The assault on Kurdish areas of Iraq - Isis factions in Syria are also advancing in a Kurdish-dominated area of Syria, known as Rojava - has forced rival Kurdish factions to unite, further complicating regional dynamics. Peshmerga have conducted coordinated counter-offensives around Sinjar and the Syrian frontier town of Yarubiyeh with both the People's Protection Units (YPG), from Syria's Kurdish northeast, and with fighters from the Kurdistan Workers' Party (PKK) an insurgent group from Turkey. The prospect of an emergent Kurdish unity will trouble Ankara, which has for decades feared the emergence of a coherent Kurdish nationalism on its southern flank. However, distrust between Kurdish factions runs strong and an array of regional powers compete for influence in Kurdish areas.

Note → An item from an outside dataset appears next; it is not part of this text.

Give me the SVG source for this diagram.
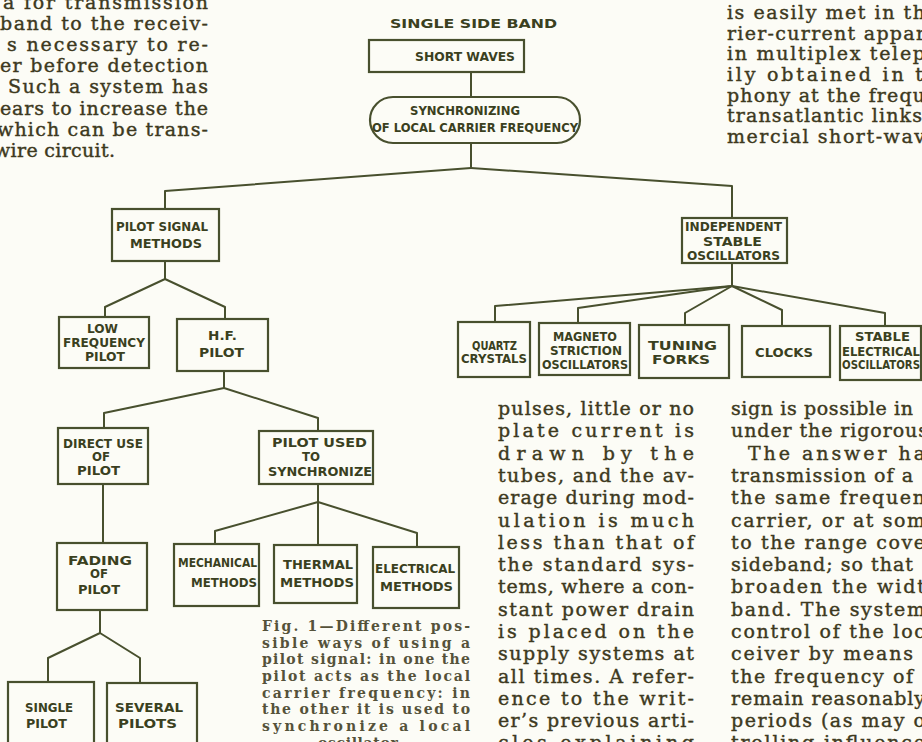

"There's still much politics beneath the surface that is likely to reemerge once the Isis situation is stabilised," says Tony Badran, research fellow at the Foundation for Defense of Democracies. "I don't know this cooperation between the Kurdish factions heralds a new era of unity. This is a crisis situation and there is a convergence of interests to fend off IS."
Western support for the Kurds is fraught with challenges. "US support for the Kurds will alienate the Turks, the Government in Baghdad and the mainstream opposition in Syria," says Joshua Landis, director of the Centre for Middle East Studies at Oklahoma University. "The US's policy is broken ... We are theoretically arming the opposition to fight both Assad and IS. That is a recipe for disaster."